Abuse was widespread, and in Grahamstown a local costs consultant was “so alarmed by the abuses he has come across in the course of his work that he wrote a detailed memorandum to the judges”. According to Judge Plasket, the judges have now set up a committee to consider the problem and how best to respond.
“This is all cause for grave concern and, if I am correct, a manifestation of endemic corruption in the attorneys’ profession.” He therefore arranged that a copy of the Mfengwana judgment would be sent to the Cape Law Society so that it, “as custodian of the ethical standards of the profession in the public interest, may consider ways and means of stopping the rot.”

Perfunctory
In this case Rubushe charged 25 percent of the R900 000 damages awarded, or, to be precise R226 222.30 However, the particulars of claim were just four pages long, with one page taken up by contact details. The plea itself was also just four pages, and again the fourth page consisted of just the formal details of the parties. Given this amount of work, and the quality of the work performed – illustrated by the bizarre and inadequate particulars of claim – the fee charged was grossly disproportionate and amounted to overreaching “on an outrageous scale.”
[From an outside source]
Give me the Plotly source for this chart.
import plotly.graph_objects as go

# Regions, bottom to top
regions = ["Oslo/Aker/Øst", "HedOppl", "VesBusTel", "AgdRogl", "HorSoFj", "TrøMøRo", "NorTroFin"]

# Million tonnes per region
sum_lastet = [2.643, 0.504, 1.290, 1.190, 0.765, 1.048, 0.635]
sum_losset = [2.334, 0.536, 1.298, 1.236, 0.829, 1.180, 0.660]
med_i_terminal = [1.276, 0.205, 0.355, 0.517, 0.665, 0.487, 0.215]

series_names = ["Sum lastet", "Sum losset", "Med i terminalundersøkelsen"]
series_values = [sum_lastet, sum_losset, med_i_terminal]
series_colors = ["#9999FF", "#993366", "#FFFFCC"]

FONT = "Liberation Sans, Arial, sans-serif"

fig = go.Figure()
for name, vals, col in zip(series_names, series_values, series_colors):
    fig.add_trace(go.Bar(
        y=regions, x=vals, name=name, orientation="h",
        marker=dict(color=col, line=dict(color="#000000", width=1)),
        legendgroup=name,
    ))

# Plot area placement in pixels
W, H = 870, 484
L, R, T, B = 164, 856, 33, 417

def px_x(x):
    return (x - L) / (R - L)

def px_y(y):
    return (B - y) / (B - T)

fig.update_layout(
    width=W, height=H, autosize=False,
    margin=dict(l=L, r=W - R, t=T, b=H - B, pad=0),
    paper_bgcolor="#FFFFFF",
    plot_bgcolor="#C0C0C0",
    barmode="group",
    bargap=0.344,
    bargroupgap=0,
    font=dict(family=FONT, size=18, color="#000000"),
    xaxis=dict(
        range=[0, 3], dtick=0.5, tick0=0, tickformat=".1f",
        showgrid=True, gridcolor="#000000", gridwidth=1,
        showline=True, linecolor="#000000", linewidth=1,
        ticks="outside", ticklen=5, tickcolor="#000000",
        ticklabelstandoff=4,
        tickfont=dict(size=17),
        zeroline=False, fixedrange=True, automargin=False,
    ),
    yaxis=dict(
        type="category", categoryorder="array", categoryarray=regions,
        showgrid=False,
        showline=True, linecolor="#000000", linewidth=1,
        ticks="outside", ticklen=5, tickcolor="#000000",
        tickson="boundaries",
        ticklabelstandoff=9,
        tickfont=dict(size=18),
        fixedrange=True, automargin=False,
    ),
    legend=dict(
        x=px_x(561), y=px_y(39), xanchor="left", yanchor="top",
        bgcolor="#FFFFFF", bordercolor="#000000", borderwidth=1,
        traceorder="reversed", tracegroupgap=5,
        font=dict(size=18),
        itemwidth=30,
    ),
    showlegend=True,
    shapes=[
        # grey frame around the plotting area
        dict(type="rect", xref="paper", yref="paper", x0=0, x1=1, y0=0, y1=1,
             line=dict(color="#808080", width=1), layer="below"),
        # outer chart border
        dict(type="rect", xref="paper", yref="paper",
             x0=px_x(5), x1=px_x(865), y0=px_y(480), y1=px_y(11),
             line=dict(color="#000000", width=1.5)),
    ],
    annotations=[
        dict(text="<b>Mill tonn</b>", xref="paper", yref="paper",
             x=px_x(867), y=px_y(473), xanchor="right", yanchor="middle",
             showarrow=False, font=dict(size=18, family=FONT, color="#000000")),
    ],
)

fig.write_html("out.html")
The law allows an attorney to charge no more than double the normal fee, and obviously very little time could have been spent on such a perfunctory set of documents. Thus Rubushe would have been entitled to far less than 25 percent of the award.
Having declared the original agreement invalid, what was the judge to do next? He was satisfied that the settlement was fair to Mfengwana, but what about the attorney’s fees? Since the contingency fee agreement was invalid the common law should apply, with Rubushe being entitled only to “a reasonable fee in relation to the work performed”. As to what would be “reasonable” under the circumstances, the judge ordered that the attorney’s fee be established by the high court taxing master.
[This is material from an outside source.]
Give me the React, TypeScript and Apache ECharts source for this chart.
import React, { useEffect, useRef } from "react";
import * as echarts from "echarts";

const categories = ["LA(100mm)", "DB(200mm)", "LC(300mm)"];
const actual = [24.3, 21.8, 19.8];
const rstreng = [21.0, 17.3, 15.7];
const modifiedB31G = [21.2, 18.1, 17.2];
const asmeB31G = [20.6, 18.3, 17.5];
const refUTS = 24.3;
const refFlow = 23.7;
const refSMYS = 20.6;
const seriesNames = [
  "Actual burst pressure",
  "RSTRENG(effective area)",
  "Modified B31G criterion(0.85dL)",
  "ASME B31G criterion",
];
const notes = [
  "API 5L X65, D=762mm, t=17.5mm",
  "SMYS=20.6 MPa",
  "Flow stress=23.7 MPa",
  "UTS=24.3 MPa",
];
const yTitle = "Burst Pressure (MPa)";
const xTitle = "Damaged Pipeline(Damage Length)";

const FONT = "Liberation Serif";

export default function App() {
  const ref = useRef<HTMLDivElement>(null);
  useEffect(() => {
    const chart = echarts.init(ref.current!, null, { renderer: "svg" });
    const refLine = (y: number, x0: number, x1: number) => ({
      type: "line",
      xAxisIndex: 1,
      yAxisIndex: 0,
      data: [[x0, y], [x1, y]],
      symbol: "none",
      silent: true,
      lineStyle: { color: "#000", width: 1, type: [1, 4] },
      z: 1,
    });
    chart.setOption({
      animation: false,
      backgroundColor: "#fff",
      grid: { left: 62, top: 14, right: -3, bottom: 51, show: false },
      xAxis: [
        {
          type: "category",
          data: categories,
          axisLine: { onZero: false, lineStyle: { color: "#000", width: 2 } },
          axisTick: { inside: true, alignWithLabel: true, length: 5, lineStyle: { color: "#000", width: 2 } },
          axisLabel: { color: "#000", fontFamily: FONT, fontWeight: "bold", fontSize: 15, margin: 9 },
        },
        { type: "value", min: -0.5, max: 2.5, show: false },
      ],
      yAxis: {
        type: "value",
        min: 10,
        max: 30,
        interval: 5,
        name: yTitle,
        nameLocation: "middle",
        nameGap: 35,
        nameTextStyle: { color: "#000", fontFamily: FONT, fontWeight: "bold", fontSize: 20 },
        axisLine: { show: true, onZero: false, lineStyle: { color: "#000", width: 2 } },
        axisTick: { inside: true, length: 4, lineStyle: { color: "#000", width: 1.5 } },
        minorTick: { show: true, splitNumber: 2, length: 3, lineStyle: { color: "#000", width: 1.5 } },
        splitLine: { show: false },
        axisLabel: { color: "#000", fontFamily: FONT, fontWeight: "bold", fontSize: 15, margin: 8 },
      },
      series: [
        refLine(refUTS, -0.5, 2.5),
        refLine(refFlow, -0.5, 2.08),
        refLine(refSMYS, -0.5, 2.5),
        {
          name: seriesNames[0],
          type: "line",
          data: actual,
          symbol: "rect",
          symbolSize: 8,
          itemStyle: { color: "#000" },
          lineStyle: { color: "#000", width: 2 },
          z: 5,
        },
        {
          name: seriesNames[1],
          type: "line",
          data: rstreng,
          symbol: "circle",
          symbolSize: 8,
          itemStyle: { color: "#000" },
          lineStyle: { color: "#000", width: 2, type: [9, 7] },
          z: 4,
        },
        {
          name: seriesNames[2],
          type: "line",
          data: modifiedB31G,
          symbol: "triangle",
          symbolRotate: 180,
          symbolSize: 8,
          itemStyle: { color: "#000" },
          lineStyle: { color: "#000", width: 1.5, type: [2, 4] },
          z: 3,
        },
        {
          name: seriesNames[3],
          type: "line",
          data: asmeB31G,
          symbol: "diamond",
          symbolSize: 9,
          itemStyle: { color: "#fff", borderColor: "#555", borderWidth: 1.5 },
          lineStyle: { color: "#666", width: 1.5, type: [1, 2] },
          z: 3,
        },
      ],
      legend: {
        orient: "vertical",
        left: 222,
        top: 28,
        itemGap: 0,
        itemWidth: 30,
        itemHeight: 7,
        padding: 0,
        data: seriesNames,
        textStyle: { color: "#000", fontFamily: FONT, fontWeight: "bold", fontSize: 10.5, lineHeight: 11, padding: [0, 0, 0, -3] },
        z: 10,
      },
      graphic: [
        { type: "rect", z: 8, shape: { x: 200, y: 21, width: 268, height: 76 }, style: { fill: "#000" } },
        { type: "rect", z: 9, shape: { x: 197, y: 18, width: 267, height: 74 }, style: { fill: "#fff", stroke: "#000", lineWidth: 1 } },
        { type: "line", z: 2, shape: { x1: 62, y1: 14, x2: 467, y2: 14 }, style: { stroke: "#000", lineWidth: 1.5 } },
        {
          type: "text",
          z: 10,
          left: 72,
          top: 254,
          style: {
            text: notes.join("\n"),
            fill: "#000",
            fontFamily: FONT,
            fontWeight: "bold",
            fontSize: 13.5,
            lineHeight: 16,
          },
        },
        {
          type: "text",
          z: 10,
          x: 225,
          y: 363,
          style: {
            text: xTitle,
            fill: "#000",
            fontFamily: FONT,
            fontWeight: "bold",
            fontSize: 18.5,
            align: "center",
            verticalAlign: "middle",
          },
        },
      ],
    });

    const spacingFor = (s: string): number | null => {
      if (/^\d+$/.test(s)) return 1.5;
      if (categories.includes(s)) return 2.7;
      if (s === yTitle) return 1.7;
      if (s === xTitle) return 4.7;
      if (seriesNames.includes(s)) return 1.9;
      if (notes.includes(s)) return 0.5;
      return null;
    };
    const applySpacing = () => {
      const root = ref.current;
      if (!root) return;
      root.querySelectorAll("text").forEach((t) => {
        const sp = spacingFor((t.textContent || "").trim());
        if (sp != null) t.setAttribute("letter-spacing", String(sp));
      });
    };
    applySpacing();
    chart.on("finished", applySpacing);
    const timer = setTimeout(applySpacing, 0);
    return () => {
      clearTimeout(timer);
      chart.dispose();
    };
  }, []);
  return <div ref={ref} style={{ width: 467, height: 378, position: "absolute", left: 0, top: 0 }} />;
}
The judge concluded, “This is yet another case in which an attorney – an officer of the court who is supposed to act with integrity and comply with the highest ethical standards – is guilty of an attempt to grossly overreach his client, or rapacious and unconscionable conduct. Unfortunately, in this jurisdiction, this is a problem that is all too common. That said, however, it seems to me that the problems in relation to contingency fee agreements that come to the attention of the courts are, in all likelihood, but the tip of the iceberg.”

Justice
Over-reaching, often coupled with shoddy work, has obviously become a serious problem, with unscrupulous attorneys using contingency fee agreements to fleece the public. So here’s my take on it: the Mfengwana judgment could be a turning point if the legal profession really wanted to gain control over “rapacious and unconscionable conduct” by some of their colleagues. Rubushe is likely to be awarded a fraction of what he originally expected in terms of his unlawful agreement with his client – a lesson to him and to other lawyers considering how best to rip off the public. The law society will be sent a copy of the Mfengwana decision; if it publishes the findings widely among its members and takes strong, well-publicised, action against Rubushe that will also help. It will be interesting to see what the Grahamstown judges’ special committee on the issue suggests. But meanwhile, corrupt high fliers in the legal profession will find their wings clipped if, at settlement in contingency fee cases, every judge in this country scrutinised the underlying agreements with the detail and passion for justice shown in the Mfengwana case.